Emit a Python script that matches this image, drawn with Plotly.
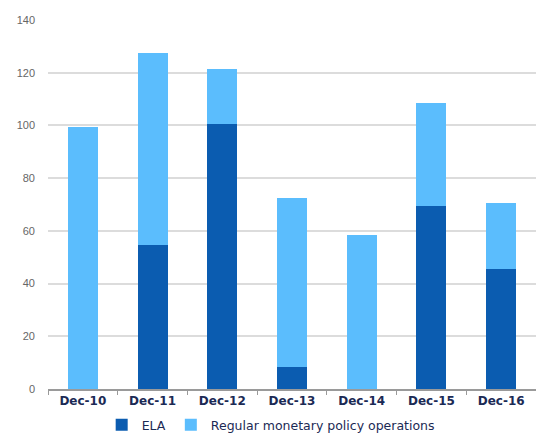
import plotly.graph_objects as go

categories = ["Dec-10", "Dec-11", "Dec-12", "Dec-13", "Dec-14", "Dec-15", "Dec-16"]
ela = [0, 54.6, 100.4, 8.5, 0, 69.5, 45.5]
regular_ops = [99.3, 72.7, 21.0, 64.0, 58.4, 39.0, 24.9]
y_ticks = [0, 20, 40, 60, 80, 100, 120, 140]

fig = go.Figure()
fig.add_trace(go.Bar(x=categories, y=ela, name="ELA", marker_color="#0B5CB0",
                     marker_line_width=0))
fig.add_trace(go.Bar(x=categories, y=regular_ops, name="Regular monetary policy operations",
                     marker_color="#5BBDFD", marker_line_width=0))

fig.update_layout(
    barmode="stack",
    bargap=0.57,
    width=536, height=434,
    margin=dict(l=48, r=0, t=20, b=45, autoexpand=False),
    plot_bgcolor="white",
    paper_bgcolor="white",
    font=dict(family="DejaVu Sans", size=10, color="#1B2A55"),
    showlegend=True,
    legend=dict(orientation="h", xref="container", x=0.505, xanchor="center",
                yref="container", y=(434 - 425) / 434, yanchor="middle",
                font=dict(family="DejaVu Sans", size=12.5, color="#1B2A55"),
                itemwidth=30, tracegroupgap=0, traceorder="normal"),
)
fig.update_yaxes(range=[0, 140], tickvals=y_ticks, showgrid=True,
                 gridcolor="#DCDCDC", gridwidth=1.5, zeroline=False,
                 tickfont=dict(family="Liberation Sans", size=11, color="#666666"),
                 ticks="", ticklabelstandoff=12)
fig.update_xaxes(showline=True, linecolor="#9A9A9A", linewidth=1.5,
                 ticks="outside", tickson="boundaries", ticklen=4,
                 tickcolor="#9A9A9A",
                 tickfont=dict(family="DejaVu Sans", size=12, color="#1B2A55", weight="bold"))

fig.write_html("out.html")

________________________

# Exercise objective
Leave out any pictures, please, and quote only the lines from the top of the data through the line that contains "y_ticks = [0, 20, 40, 60, 80, 100, 120, 140]".

# Completed task
Emit a Python script that matches this image, drawn with Plotly.
import plotly.graph_objects as go

categories = ["Dec-10", "Dec-11", "Dec-12", "Dec-13", "Dec-14", "Dec-15", "Dec-16"]
ela = [0, 54.6, 100.4, 8.5, 0, 69.5, 45.5]
regular_ops = [99.3, 72.7, 21.0, 64.0, 58.4, 39.0, 24.9]
y_ticks = [0, 20, 40, 60, 80, 100, 120, 140]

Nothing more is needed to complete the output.